God and Scrooge: Finding the Faith of Charles Dickens
AKRON, Ohio -- A holiday tradition for many families is to watch or read Charles Dickens' A Christmas Carol. But who exactly was the man who brought us memorable characters like Scrooge and Tiny Tim?
The work of Dickens is still studied today, but few people know about his faith.
Scholar and author Dr. Gary Colledge has studied the legendary 19th century English writer extensively. The Akron, Ohio, native even studied in the United Kingdom, earning a Ph.D. at the prestigious University of St. Andrews for his work on the faith of Dickens.
"That's what's going to be prevalent in anything we read by Dickens -- that idea that 'real Christianity,' and Dickens uses that term 'real Christianity' a number of times in letters and in his writing," Colledge told CBN News. "'Real Christianity' is being like Jesus."
Lessons from Scrooge
During his research, Colledge discovered that Dickens was a Christian and his faith in Jesus Christ surfaces throughout his works -- in the themes and characters.
Colledge read a letter from Dickens to one of his critics:
"'All my strongest illustrations are derived from the New Testament. All my social abuses are shown as departures from its Spirit. All my good people are humble, charitable, faithful, forgiving, over and over again. I claim them in expressed words as disciples of the Founder of our religion.'"
For example, in A Christmas Carol, Colledge says Marley's warning to Scrooge about what it means to truly live life reflects the importance of imitating Christ.
"The taking care of humanity, the thinking about my fellow man, doing unto others as I'd have them do unto me," Colledge explained. "For Dickens, the Golden Rule was absolutely crucial."
Evidence of Dickens Faith
Colledge believes the most definitive evidence for the Christian faith of Charles Dickens is a little known work, written during the height of his career over a period of three years for his children. It's simply titled, The Life of Our Lord.
"Critics are right; it's not a fantastic piece of literature, but it shines a bright light on Dickens' faith because he is the sole editor of this thing," Colledge said.
Colledge calls The Life of Our Lord a Gospel Harmony, where the author interweaves the four Gospels into a single narrative. In this case, Dickens summarized the life of Christ for the next generation -- his children.
"My dear children, I'm very anxious that you should know something about the history of Jesus Christ for everybody ought to know about Him," Dickens wrote at the beginning of the work.
Gospel Harmonies were very important in the 19th century. A Christian family at that time would have had at least two books in their home -- the Bible and a Gospel Harmony.
"The spiritual formation of his children is nothing that Dickens would leave to someone else," Colledge noted. "He just wouldn't have done that, so this would have been a very important tool in Dickens' family for religious instruction -- instruction in Christian thinking."
Dickens' Faith Dismissed
Colledge said very few people know about this part of Dickens' work or his Christian faith.
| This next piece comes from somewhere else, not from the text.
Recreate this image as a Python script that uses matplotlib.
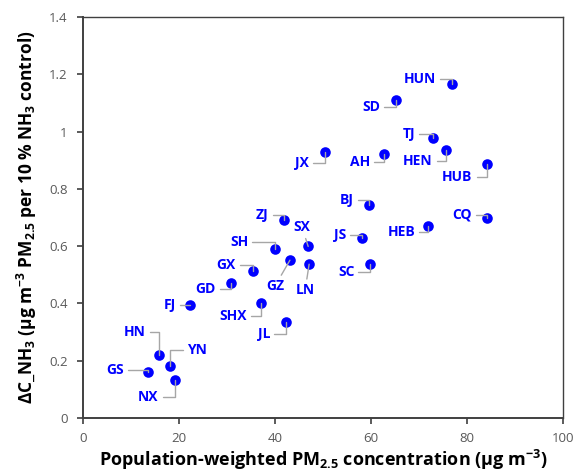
import matplotlib
matplotlib.use("Agg")
import matplotlib.pyplot as plt

provinces = ["HUN", "SD", "TJ", "HEN", "AH", "JX", "HUB", "BJ", "ZJ", "CQ", "HEB", "JS",
             "SX", "SH", "GZ", "LN", "SC", "GX", "GD", "SHX", "FJ", "JL", "HN", "YN", "GS", "NX"]
pm25 = [76.9, 65.2, 72.9, 75.6, 62.7, 50.4, 84.2, 59.6, 41.9, 84.2, 71.9, 58.1,
        46.9, 40.0, 43.1, 47.1, 59.8, 35.4, 30.8, 37.1, 22.3, 42.3, 15.8, 18.1, 13.5, 19.2]
dc_nh3 = [1.167, 1.111, 0.979, 0.934, 0.923, 0.927, 0.888, 0.742, 0.693, 0.700, 0.669, 0.627,
          0.599, 0.589, 0.551, 0.537, 0.537, 0.512, 0.470, 0.401, 0.394, 0.334, 0.219, 0.181, 0.160, 0.132]

# label-centre offsets from the point in pixels (dx right, dy up) and leader style
offsets = {
    "HUN": (-32, 5, "angle"), "SD": (-25, -7, "angle"), "TJ": (-24, 4, "angle"),
    "HEN": (-28, -11, "angle"), "AH": (-24, -8, "angle"), "JX": (-23, -11, "angle"),
    "HUB": (-30, -13, "angle"), "BJ": (-22, 5, "angle"), "ZJ": (-22, 5, "angle"),
    "CQ": (-25, 3, "angle"), "HEB": (-27, -6, "angle"), "JS": (-22, 3, "angle"),
    "SX": (-6, 19, "line"), "SH": (-36, 7, "angle"), "GZ": (-15, -26, "line"),
    "LN": (-4, -26, "line"), "SC": (-24, -8, "angle"), "GX": (-27, 6, "angle"),
    "GD": (-25, -6, "angle"), "SHX": (-28, -13, "angle"), "FJ": (-20, 0, "angle"),
    "JL": (-22, -12, "angle"), "HN": (-24, 23, "angle"), "YN": (27, 16, "angle"),
    "GS": (-33, 2, "angle"), "NX": (-27, -17, "angle"),
}

plt.rcParams['font.family'] = ['Open Sans', 'DejaVu Sans']

fig = plt.figure(figsize=(5.74, 4.76), dpi=100)
ax = fig.add_axes([0.1446, 0.1218, 0.8364, 0.8425])

ax.scatter(pm25, dc_nh3, s=58, color='#0000FF', zorder=3, linewidths=0)

for name, x, y in zip(provinces, pm25, dc_nh3):
    dx, dy, style = offsets[name]
    if style == "angle":
        cs = "angle,angleA=0,angleB=90,rad=0"
    else:
        cs = "arc3,rad=0"
    ax.annotate(name, xy=(x, y), xytext=(dx * 0.72, dy * 0.72), textcoords='offset points',
                ha='center', va='center',
                fontsize=10, fontweight='bold', color='#0000FF',
                arrowprops=dict(arrowstyle='-', color='#A6A6A6', lw=1.0,
                                connectionstyle=cs, shrinkA=1, shrinkB=0),
                zorder=4)

ax.set_xlim(0, 100)
ax.set_ylim(0, 1.4)
ax.set_xticks([0, 20, 40, 60, 80, 100])
ax.set_yticks([0, 0.2, 0.4, 0.6, 0.8, 1.0, 1.2, 1.4])
ax.set_yticklabels(["0", "0.2", "0.4", "0.6", "0.8", "1", "1.2", "1.4"])
ax.tick_params(axis='both', direction='out', length=4, width=1.2, color='#404040',
               labelsize=9.5, labelcolor='#595959')
ax.tick_params(axis='x', pad=6)
ax.tick_params(axis='y', pad=7)

for side in ['left', 'bottom']:
    ax.spines[side].set_color('#404040')
    ax.spines[side].set_linewidth(1.4)
for side in ['top', 'right']:
    ax.spines[side].set_color('#404040')
    ax.spines[side].set_linewidth(1.0)

ax.set_xlabel(r'Population-weighted PM$\mathregular{_{2.5}}$ concentration (µg m$\mathregular{^{-3}}$)',
              fontsize=13, fontweight='bold', color='black', labelpad=2)
ax.set_ylabel(r'ΔC_NH$\mathregular{_3}$ (µg m$\mathregular{^{-3}}$ PM$\mathregular{_{2.5}}$ per 10 % NH$\mathregular{_3}$ control)',
              fontsize=12.5, fontweight='bold', color='black', labelpad=7)

fig.savefig('out.png', dpi=100)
Literary critics dismissed his religion as unimportant and superficial, and educators followed suit.
Even Colledge found himself criticized when presenting his dissertation at St. Andrews.
"That I would be so audacious as to suggest that this icon of British literature was somehow a man of faith," Colledge explained. "I don't know how to explain that hostility other than people like darkness better than light."
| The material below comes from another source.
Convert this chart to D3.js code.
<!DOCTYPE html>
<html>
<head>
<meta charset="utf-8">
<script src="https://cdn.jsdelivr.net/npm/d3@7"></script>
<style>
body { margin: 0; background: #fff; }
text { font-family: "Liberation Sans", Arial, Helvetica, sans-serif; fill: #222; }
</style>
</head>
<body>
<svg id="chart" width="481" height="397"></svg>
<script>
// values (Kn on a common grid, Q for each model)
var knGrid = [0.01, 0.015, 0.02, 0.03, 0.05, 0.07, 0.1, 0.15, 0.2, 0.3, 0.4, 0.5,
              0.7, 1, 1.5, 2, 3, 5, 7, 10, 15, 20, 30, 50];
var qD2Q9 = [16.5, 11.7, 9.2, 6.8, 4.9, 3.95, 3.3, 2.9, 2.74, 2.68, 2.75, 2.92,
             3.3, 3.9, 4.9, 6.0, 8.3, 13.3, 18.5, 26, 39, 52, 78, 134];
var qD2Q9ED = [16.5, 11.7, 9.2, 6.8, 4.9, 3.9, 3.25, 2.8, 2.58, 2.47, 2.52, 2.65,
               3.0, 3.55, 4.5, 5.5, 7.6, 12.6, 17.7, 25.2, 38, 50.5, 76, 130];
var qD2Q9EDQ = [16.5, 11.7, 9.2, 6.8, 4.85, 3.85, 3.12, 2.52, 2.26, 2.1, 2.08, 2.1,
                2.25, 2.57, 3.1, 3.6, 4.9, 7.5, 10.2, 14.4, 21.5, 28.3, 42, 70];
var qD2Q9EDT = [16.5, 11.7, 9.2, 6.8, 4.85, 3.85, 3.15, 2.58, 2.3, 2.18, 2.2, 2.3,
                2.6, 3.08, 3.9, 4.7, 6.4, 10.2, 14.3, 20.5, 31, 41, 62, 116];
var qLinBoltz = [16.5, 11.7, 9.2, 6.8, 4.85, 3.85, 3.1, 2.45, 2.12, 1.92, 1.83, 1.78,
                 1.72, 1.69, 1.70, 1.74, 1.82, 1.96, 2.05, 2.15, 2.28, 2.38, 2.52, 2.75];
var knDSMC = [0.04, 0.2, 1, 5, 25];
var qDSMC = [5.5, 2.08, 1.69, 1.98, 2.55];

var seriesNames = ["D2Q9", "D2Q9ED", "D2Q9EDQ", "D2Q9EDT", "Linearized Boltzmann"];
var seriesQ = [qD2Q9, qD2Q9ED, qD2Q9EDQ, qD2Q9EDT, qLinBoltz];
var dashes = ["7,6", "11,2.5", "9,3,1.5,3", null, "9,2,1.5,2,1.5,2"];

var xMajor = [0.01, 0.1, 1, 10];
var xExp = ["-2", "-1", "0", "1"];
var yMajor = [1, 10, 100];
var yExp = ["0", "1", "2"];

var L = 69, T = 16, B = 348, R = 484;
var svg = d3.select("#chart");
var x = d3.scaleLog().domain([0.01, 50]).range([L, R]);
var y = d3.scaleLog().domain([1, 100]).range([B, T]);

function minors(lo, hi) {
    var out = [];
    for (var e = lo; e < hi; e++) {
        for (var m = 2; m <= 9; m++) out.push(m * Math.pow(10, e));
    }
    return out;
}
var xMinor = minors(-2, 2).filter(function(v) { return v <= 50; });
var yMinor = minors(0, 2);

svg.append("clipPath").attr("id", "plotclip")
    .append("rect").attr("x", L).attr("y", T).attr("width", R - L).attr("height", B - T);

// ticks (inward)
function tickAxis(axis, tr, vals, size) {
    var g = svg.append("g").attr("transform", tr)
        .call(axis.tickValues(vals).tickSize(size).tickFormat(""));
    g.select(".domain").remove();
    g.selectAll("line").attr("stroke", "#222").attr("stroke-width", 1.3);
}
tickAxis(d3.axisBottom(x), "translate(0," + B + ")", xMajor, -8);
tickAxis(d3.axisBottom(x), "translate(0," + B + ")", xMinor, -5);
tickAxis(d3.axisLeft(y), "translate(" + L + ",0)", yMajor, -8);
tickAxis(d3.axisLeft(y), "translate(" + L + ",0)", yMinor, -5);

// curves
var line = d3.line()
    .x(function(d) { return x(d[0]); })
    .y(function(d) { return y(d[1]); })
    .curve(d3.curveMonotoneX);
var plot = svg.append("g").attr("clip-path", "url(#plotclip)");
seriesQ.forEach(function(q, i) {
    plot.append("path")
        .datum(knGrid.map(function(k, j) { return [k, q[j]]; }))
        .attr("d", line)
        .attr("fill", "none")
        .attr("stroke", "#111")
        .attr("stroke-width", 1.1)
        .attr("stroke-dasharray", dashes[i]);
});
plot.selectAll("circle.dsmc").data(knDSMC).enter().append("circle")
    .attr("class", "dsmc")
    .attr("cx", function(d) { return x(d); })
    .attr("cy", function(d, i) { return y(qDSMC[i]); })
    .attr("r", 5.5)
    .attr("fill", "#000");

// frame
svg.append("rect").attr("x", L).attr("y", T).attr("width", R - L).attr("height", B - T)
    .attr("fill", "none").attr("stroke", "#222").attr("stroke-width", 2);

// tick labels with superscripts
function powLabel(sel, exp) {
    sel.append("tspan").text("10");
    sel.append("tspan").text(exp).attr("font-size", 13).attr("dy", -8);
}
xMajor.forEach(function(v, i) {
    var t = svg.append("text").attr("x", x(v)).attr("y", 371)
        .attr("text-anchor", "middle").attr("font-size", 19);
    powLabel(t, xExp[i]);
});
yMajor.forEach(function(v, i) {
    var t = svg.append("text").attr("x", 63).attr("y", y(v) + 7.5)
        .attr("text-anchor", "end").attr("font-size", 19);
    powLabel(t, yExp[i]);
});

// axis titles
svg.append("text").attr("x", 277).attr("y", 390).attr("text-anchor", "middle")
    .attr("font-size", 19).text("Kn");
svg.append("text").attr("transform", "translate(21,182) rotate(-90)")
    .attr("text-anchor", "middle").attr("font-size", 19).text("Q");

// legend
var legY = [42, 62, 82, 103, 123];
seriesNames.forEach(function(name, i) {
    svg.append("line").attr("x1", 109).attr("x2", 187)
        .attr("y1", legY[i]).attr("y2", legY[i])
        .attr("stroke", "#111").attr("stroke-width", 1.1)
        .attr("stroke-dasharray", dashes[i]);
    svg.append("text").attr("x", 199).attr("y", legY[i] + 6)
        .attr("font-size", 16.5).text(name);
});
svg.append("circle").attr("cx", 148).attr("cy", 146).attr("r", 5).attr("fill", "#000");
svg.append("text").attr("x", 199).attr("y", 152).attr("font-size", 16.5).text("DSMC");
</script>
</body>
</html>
Over the years, it hasn't always been negative. A handful of literary scholars have discussed the faith of Dickens.
Colledge said he believes God wanted him to write a book that shined the light much brighter on the Christian beliefs of one of the greatest writers in history.
It's titled, God and Charles Dickens: Recovering the Christian Voice of a Classic Author. The book was released this year, which is the 200th anniversary of Dickens' birth.
"All of that was providential and guided by our Lord," Colledge said. "It was actually rather easy to get a publisher, and that's not always true. It's just a good feeling when you know the Spirit of God is involved, and this is not your project."
He dedicated the book to his grandchildren, writing, "May you each find joy, as did Dickens, in our Savior."